The self-described “serial entrepreneur,” who also owns the Provisions Natural Foods market in Water Mill, said that the waterfront restaurant run by Rick Gibbs and his wife Laurie for the last 25 years will be taken over for summer 2021 by the operators of Common Ground, the Lower Manhattan nightclub that did summer “pop ups” on weekends at Rick’s in recent summers. The restaurant this summer will continue offering Rick’s style of casual “family friendly food,” Mr. Morton said, with the nightlife scene later on.
The Rick’s property, at 435 East Lake Drive, is 4.6 acres, has nearly 500 feet of waterfront and is zoned for resort business, which allows restaurant and hotel uses. The property currently contains the restaurant, a house, 14 efficiency style housing units in four one-story buildings and has 24 boat slips along it’s bulkheaded waterfront.
The proposal that Mr. Morton presented to the town Planning Board for a preliminary review earlier this spring calls for the four current lodging buildings to be razed and replaced with 27 condominium units in two, two-story buildings, a fitness center and swimming pool. The restaurant and a single-family house on the property will remain.
The property also includes 6.5 acres of underwater land, former owner Rick Gibbs said, which could make it possible to expand the marina facilities, he surmised. The adjacent property — formerly Gone Fishing Marina, now the Montauk Anglers Club & Marina — has more than 100 boat slips.
Town planning department staff noted in their written report to the Planning Board on the proposal that the new development would likely require a sewage treatment system and that the shallow water table under the property would make arranging new septics complicated.
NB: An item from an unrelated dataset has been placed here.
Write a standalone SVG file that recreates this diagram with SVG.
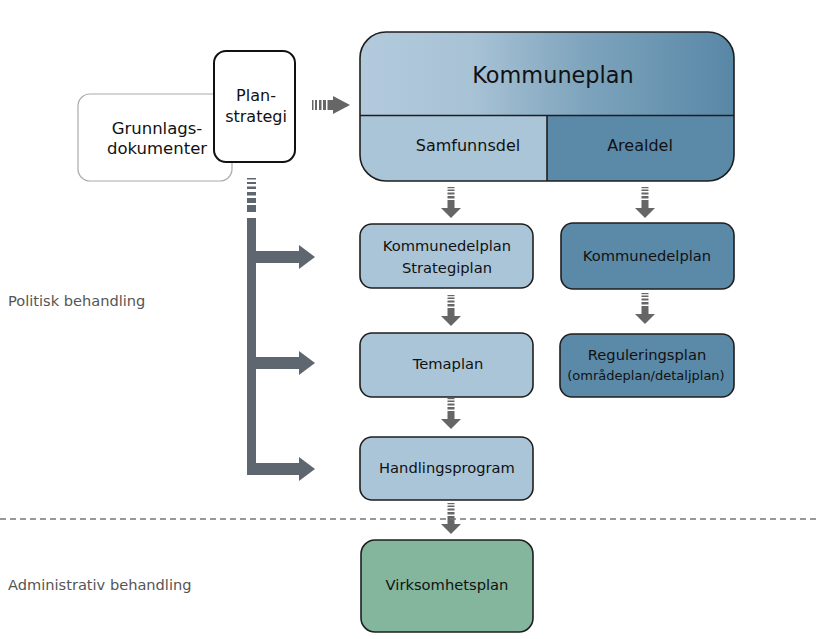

They also recommended that whatever new buildings are to be constructed be arranged such that all the structures were set back as far from the waterfront as possible.
Both of Mr. Morton’s new purchases had been on the market for many millions of dollars. Ruschmeyer’s, which has 19 summer camp-like hotel rooms scattered along a hill overlooking Fort Pond and a large restaurant and bar that has been one of the hamlet’s social focal points in recent summers, was listed for sale just this past fall with a $35 million asking price.
Mr. Gibbs, who opened Rick’s Crabby Cowboy Cafe in 1996 and purchased the property in 2001, has had it listed for sale off and on over the years for as much as $16 million.
Mr. Gibbs said on Monday that he is grateful for the good years in business he had at Rick’s, but is looking forward to retirement. He sparred repeatedly with East Hampton Town over various issues related to his operations at the property over the years — most recently last summer when the Common Ground crowd ran afoul of COVID-19 precautions over the July 4 weekend and Mr. Gibbs was hit with State Liquor Authority violations.
While his restaurant has remained popular, he had been seeking buyers with grander development plans for more than a decade. A previous prospective buyer had presented a condo plan to the town that, Mr. Gibbs said, was nearly completed when the mortgage crisis and the Great Recession derailed it.
“I had a great life there, I raised my kids there, put them through college and now it’s time for me to give it to somebody else,” he said of Mr. Morton. “I believe this guy will take it to the next level.”